Tak hanya itu, persentase keterpaparan asap rokok di tempat umum juga masih tinggi. Berdasarkan GATS 2021, keinginan orang berhenti merokok memang mencapai 63,4 persen, namun hanya 43,8 persen perokok saja yang mencoba melakukan upaya memulai berhenti. Bahkan, hanya 38,9 persen saja pecandu yang akhirnya mendapat akses bantuan untuk berhenti merokok.
IKLAN MEDIA SOSIAL MAKIN LIAR
GATS 2021 tak hanya menyoroti tentang penambahkan jumlah perokok. Sebaliknya, GATS 2021 ikut menyoal sejumlah kebijakan yang sudah dirumuskan pemerintah Indonesia sebelumnya namun terbukti belum efektif.
Perwakilan Organisasi Kesehatan Dunia (WHO) untuk Indonesia, Dr. N. Paranietharan, menjelaskan hasil GATS 2021 menegaskan bahwa masih ada pekerjaan rumah (PR) yang besar untuk Indonesia. Penurunan prevalensi perokok yang hanay 1,6 persen selama 10 tahun dengan tambahan beban 8,8 juta perokok baru mengafirmasi masih belum efektif sejumlah kebijakan pemerintah.
Dia menyebut, sekalipun cukai rokok mengalami kenaikan, namun GATS 2021 menemukan konsumsi belanja terbesar pada rumah tangga di Indonesia justru untuk belanja rokok ketimbang belanja kebutuhan pokok dan makanan bergizi.

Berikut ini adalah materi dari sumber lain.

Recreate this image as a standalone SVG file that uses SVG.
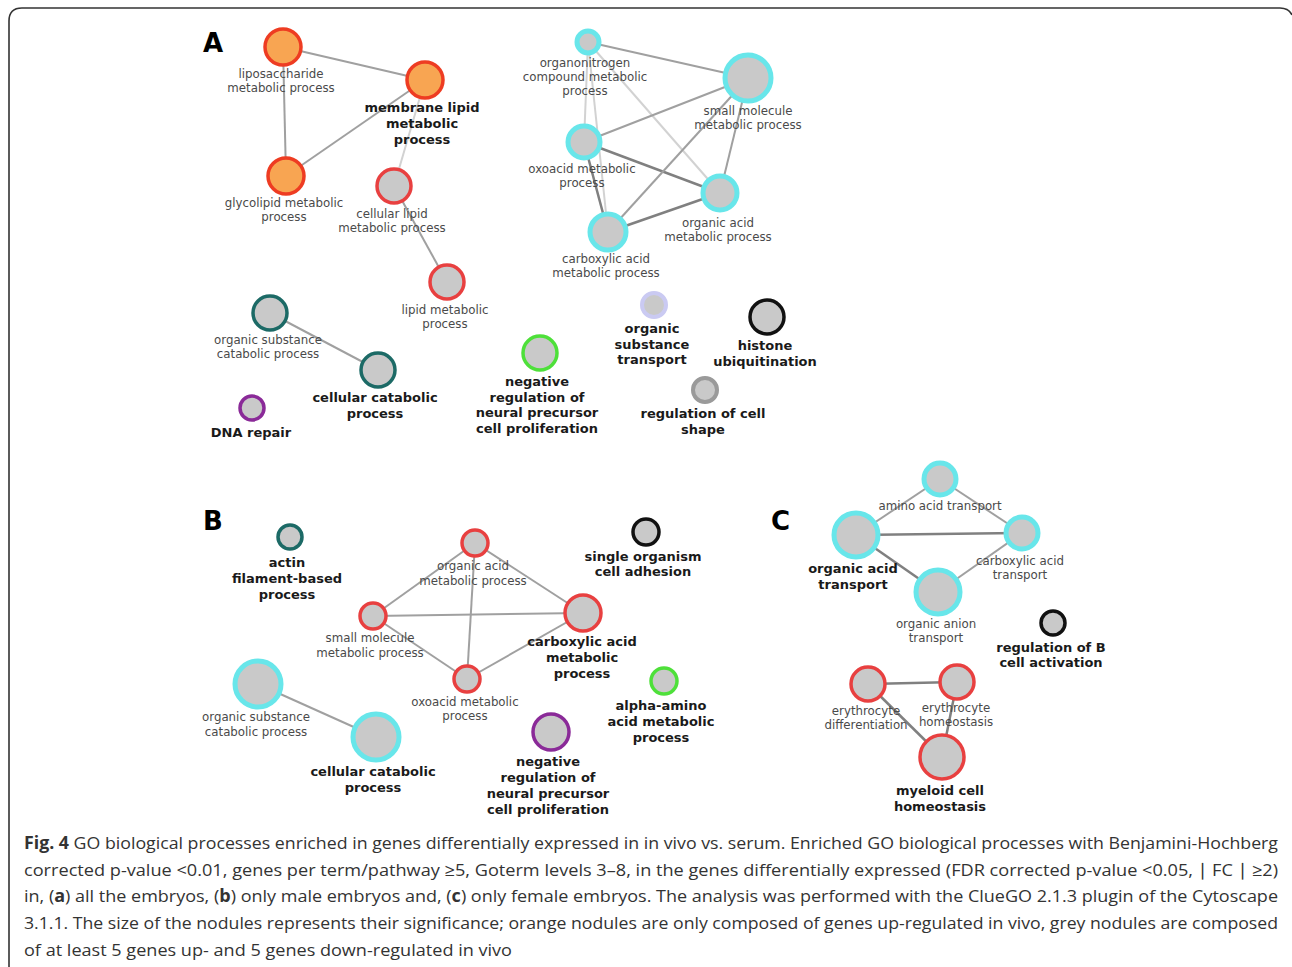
<svg xmlns="http://www.w3.org/2000/svg" width="1292" height="967" viewBox="0 0 1292 967">
<style>
.bg{fill:#fff}
.frame{fill:none;stroke:#333;stroke-width:1.6}
.pl{font-family:"DejaVu Sans",sans-serif;font-weight:bold;font-size:26px;fill:#000}
.n{fill:#c9c9c9;stroke-width:3.5}
.or{fill:#f8a552;stroke:#ee3c22;stroke-width:3.5}
.red{stroke:#e84040}
.cy{stroke:#68e6ea;stroke-width:5}
.teal{stroke:#1c6a66}
.pur{stroke:#8a2a98}
.grn{stroke:#4ee03a}
.lav{stroke:#cacaf2;stroke-width:4}
.blk{stroke:#111}
.gry{stroke:#9a9a9a;stroke-width:4}
.t{font-family:"DejaVu Sans",sans-serif;font-size:11.8px;fill:#4a4a4a;text-anchor:middle}
.b{font-family:"DejaVu Sans",sans-serif;font-size:13px;font-weight:bold;fill:#1a1a1a;text-anchor:middle}
.e{stroke:#a0a0a0;stroke-width:2;fill:none}
.ed{stroke:#808080;stroke-width:2.5;fill:none}
.el{stroke:#d2d2d2;stroke-width:2;fill:none}
.cap{font-family:"Open Sans",sans-serif;font-size:17px;fill:#333}
.cap .bo{font-weight:bold}
</style>
<rect class="bg" x="0" y="0" width="1292" height="967"/>
<path class="frame" d="M9,967 L9,21 Q9,8 22,8 L1280,8 Q1289,8 1292,15"/>
<g id="connectors">
<line class="e" x1="283" y1="47" x2="425" y2="80"/>
<line class="e" x1="283" y1="47" x2="286" y2="176"/>
<line class="e" x1="286" y1="176" x2="425" y2="80"/>
<line class="el" x1="425" y1="80" x2="394" y2="186"/>
<line class="e" x1="394" y1="186" x2="447" y2="282"/>
<line class="e" x1="588" y1="42" x2="748" y2="78"/>
<line class="el" x1="588" y1="42" x2="584" y2="142"/>
<line class="el" x1="588" y1="42" x2="608" y2="232"/>
<line class="el" x1="588" y1="42" x2="720" y2="193"/>
<line class="e" x1="584" y1="142" x2="748" y2="78"/>
<line class="ed" x1="584" y1="142" x2="720" y2="193"/>
<line class="ed" x1="584" y1="142" x2="608" y2="232"/>
<line class="e" x1="608" y1="232" x2="748" y2="78"/>
<line class="ed" x1="608" y1="232" x2="720" y2="193"/>
<line class="e" x1="748" y1="78" x2="720" y2="193"/>
<line class="e" x1="270" y1="313" x2="378" y2="370"/>
<line class="e" x1="475" y1="543" x2="373" y2="616"/>
<line class="e" x1="475" y1="543" x2="583" y2="613"/>
<line class="e" x1="475" y1="543" x2="467" y2="679"/>
<line class="e" x1="373" y1="616" x2="583" y2="613"/>
<line class="e" x1="373" y1="616" x2="467" y2="679"/>
<line class="e" x1="467" y1="679" x2="583" y2="613"/>
<line class="e" x1="258" y1="684" x2="376" y2="737"/>
<line class="e" x1="940" y1="479" x2="856" y2="535"/>
<line class="e" x1="940" y1="479" x2="1022" y2="533"/>
<line class="ed" x1="856" y1="535" x2="1022" y2="533"/>
<line class="ed" x1="856" y1="535" x2="938" y2="592"/>
<line class="e" x1="938" y1="592" x2="1022" y2="533"/>
<line class="ed" x1="868" y1="684" x2="957" y2="682"/>
<line class="ed" x1="868" y1="684" x2="942" y2="757"/>
<line class="ed" x1="957" y1="682" x2="942" y2="757"/>
</g>
<text class="pl" x="203" y="52">A</text>
<text class="pl" x="203" y="530">B</text>
<text class="pl" x="771" y="530">C</text>
<g id="a-liposaccharide"><circle class="or" cx="283" cy="47" r="18"/><text class="t" x="281" y="78">liposaccharide</text><text class="t" x="281" y="92">metabolic process</text></g>
<g id="a-membrane-lipid"><circle class="or" cx="425" cy="80" r="18"/><text class="b" x="422" y="112">membrane lipid</text><text class="b" x="422" y="128">metabolic</text><text class="b" x="422" y="144">process</text></g>
<g id="a-glycolipid"><circle class="or" cx="286" cy="176" r="18"/><text class="t" x="284" y="207">glycolipid metabolic</text><text class="t" x="284" y="221">process</text></g>
<g id="a-cellular-lipid"><circle class="n red" cx="394" cy="186" r="17"/><text class="t" x="392" y="218">cellular lipid</text><text class="t" x="392" y="232">metabolic process</text></g>
<g id="a-lipid-metabolic"><circle class="n red" cx="447" cy="282" r="17"/><text class="t" x="445" y="314">lipid metabolic</text><text class="t" x="445" y="328">process</text></g>
<g id="a-organonitrogen"><circle class="n cy" cx="588" cy="42" r="11"/><text class="t" x="585" y="67">organonitrogen</text><text class="t" x="585" y="81">compound metabolic</text><text class="t" x="585" y="95">process</text></g>
<g id="a-small-molecule"><circle class="n cy" cx="748" cy="78" r="23"/><text class="t" x="748" y="115">small molecule</text><text class="t" x="748" y="129">metabolic process</text></g>
<g id="a-oxoacid"><circle class="n cy" cx="584" cy="142" r="16"/><text class="t" x="582" y="173">oxoacid metabolic</text><text class="t" x="582" y="187">process</text></g>
<g id="a-organic-acid"><circle class="n cy" cx="720" cy="193" r="17"/><text class="t" x="718" y="227">organic acid</text><text class="t" x="718" y="241">metabolic process</text></g>
<g id="a-carboxylic-acid"><circle class="n cy" cx="608" cy="232" r="18"/><text class="t" x="606" y="263">carboxylic acid</text><text class="t" x="606" y="277">metabolic process</text></g>
<g id="a-organic-substance-catabolic"><circle class="n teal" cx="270" cy="313" r="17"/><text class="t" x="268" y="344">organic substance</text><text class="t" x="268" y="358">catabolic process</text></g>
<g id="a-cellular-catabolic"><circle class="n teal" cx="378" cy="370" r="17"/><text class="b" x="375" y="402">cellular catabolic</text><text class="b" x="375" y="418">process</text></g>
<g id="a-dna-repair"><circle class="n pur" cx="252" cy="408" r="12"/><text class="b" x="251" y="437">DNA repair</text></g>
<g id="a-negative-regulation"><circle class="n grn" cx="540" cy="353" r="17"/><text class="b" x="537" y="386">negative</text><text class="b" x="537" y="402">regulation of</text><text class="b" x="537" y="417">neural precursor</text><text class="b" x="537" y="433">cell proliferation</text></g>
<g id="a-organic-substance-transport"><circle class="n lav" cx="654" cy="305" r="12"/><text class="b" x="652" y="333">organic</text><text class="b" x="652" y="349">substance</text><text class="b" x="652" y="364">transport</text></g>
<g id="a-histone-ubiquitination"><circle class="n blk" cx="767" cy="317" r="17"/><text class="b" x="765" y="350">histone</text><text class="b" x="765" y="366">ubiquitination</text></g>
<g id="a-regulation-cell-shape"><circle class="n gry" cx="705" cy="390" r="12"/><text class="b" x="703" y="418">regulation of cell</text><text class="b" x="703" y="434">shape</text></g>
<g id="b-actin"><circle class="n teal" cx="290" cy="537" r="12"/><text class="b" x="287" y="567">actin</text><text class="b" x="287" y="583">filament-based</text><text class="b" x="287" y="599">process</text></g>
<g id="b-organic-acid"><circle class="n red" cx="475" cy="543" r="13"/><text class="t" x="473" y="570">organic acid</text><text class="t" x="473" y="585">metabolic process</text></g>
<g id="b-small-molecule"><circle class="n red" cx="373" cy="616" r="13"/><text class="t" x="370" y="642">small molecule</text><text class="t" x="370" y="657">metabolic process</text></g>
<g id="b-carboxylic-acid"><circle class="n red" cx="583" cy="613" r="18"/><text class="b" x="582" y="646">carboxylic acid</text><text class="b" x="582" y="662">metabolic</text><text class="b" x="582" y="678">process</text></g>
<g id="b-oxoacid"><circle class="n red" cx="467" cy="679" r="13"/><text class="t" x="465" y="706">oxoacid metabolic</text><text class="t" x="465" y="720">process</text></g>
<g id="b-single-organism"><circle class="n blk" cx="646" cy="532" r="13"/><text class="b" x="643" y="561">single organism</text><text class="b" x="643" y="576">cell adhesion</text></g>
<g id="b-alpha-amino"><circle class="n grn" cx="664" cy="681" r="13"/><text class="b" x="661" y="710">alpha-amino</text><text class="b" x="661" y="726">acid metabolic</text><text class="b" x="661" y="742">process</text></g>
<g id="b-negative-regulation"><circle class="n pur" cx="551" cy="732" r="18"/><text class="b" x="548" y="766">negative</text><text class="b" x="548" y="782">regulation of</text><text class="b" x="548" y="798">neural precursor</text><text class="b" x="548" y="814">cell proliferation</text></g>
<g id="b-organic-substance-catabolic"><circle class="n cy" cx="258" cy="684" r="23"/><text class="t" x="256" y="721">organic substance</text><text class="t" x="256" y="736">catabolic process</text></g>
<g id="b-cellular-catabolic"><circle class="n cy" cx="376" cy="737" r="23"/><text class="b" x="373" y="776">cellular catabolic</text><text class="b" x="373" y="792">process</text></g>
<g id="c-amino-acid-transport"><circle class="n cy" cx="940" cy="479" r="16"/><text class="t" x="940" y="510">amino acid transport</text></g>
<g id="c-organic-acid-transport"><circle class="n cy" cx="856" cy="535" r="22"/><text class="b" x="853" y="573">organic acid</text><text class="b" x="853" y="589">transport</text></g>
<g id="c-carboxylic-acid-transport"><circle class="n cy" cx="1022" cy="533" r="16"/><text class="t" x="1020" y="565">carboxylic acid</text><text class="t" x="1020" y="579">transport</text></g>
<g id="c-organic-anion-transport"><circle class="n cy" cx="938" cy="592" r="22"/><text class="t" x="936" y="628">organic anion</text><text class="t" x="936" y="642">transport</text></g>
<g id="c-regulation-b-cell"><circle class="n blk" cx="1053" cy="623" r="12"/><text class="b" x="1051" y="652">regulation of B</text><text class="b" x="1051" y="667">cell activation</text></g>
<g id="c-erythrocyte-differentiation"><circle class="n red" cx="868" cy="684" r="17"/><text class="t" x="866" y="715">erythrocyte</text><text class="t" x="866" y="729">differentiation</text></g>
<g id="c-erythrocyte-homeostasis"><circle class="n red" cx="957" cy="682" r="17"/><text class="t" x="956" y="712">erythrocyte</text><text class="t" x="956" y="726">homeostasis</text></g>
<g id="c-myeloid-cell-homeostasis"><circle class="n red" cx="942" cy="757" r="22"/><text class="b" x="940" y="795">myeloid cell</text><text class="b" x="940" y="811">homeostasis</text></g>
<g id="caption">
<text class="cap" x="24" y="849" textLength="1254" lengthAdjust="spacingAndGlyphs"><tspan class="bo">Fig. 4</tspan> GO biological processes enriched in genes differentially expressed in in vivo vs. serum. Enriched GO biological processes with Benjamini-Hochberg</text>
<text class="cap" x="24" y="876" textLength="1254" lengthAdjust="spacingAndGlyphs">corrected p-value &lt;0.01, genes per term/pathway ≥5, Goterm levels 3–8, in the genes differentially expressed (FDR corrected p-value &lt;0.05, ∣ FC ∣  ≥2)</text>
<text class="cap" x="24" y="902" textLength="1254" lengthAdjust="spacingAndGlyphs">in, (<tspan class="bo">a</tspan>) all the embryos, (<tspan class="bo">b</tspan>) only male embryos and, (<tspan class="bo">c</tspan>) only female embryos. The analysis was performed with the ClueGO 2.1.3 plugin of the Cytoscape</text>
<text class="cap" x="24" y="929" textLength="1254" lengthAdjust="spacingAndGlyphs">3.1.1. The size of the nodules represents their significance; orange nodules are only composed of genes up-regulated in vivo, grey nodules are composed</text>
<text class="cap" x="24" y="956" textLength="488" lengthAdjust="spacingAndGlyphs">of at least 5 genes up- and 5 genes down-regulated in vivo</text>
</g>
</svg>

Hal ini menunjukkan, kenaikan cukai rokok tidak berbanding lurus dengan kenaikan pendapatan masyarakat selama 10 tahun terakhir yang memudahkan warga membeli rokok.
Tak hanya itu, dr. Paranietharan juga menegaskan rendahnya tingkat kesadaran publik berhenti merokok karena aturan Picture Health Warning (PHW) dalam kemasan rokok pun hanya 40 persen. Beberapa temuan di lapangan pun menyebutkan, rata-rata PHW pada kemasan bungkus rokok kerap tertutup oleh pita cukai, alhasil peringatan akan bahaya rokok tidak diperhatikan oleh para konsumen rokok.
“Kalau mau ideal ini harusnya menjadi 90 persen besar PHW dalam kemasan sehingga bisa efektif mengendalikan konsumsi rokok,” tuturnya.
Dalam terpaan kabar rapor merah tersebut, Wakil Menteri Kesehatan Dante Saksono Harbuwono menyatakan hal ini merupakan tantangan bagi pemerintah untuk melakukan upaya-upaya penghentian merokok.
Wamenkes Dante mengajak semua pihak di jajaran pemerintah pusat (semua Kementerian/Lembaga) dan pemerintah daerah, asosiasi dan organisasi profesi, organisasi kemasyarakatan, kalangan swasta, dan dunia usaha bersama seluruh kelompok dan tokoh masyarakat untuk memperkuat komitmen dan saling dukung untuk melakukan serial aksi nyata guna menurunkan prevalensi konsumsi tembakau pada seluruh masyarakat. Terutama pada usia anak dan remaja (10-18 tahun) sesuai target RPJMN 2020 – 2024 sebesar 8,7 persen.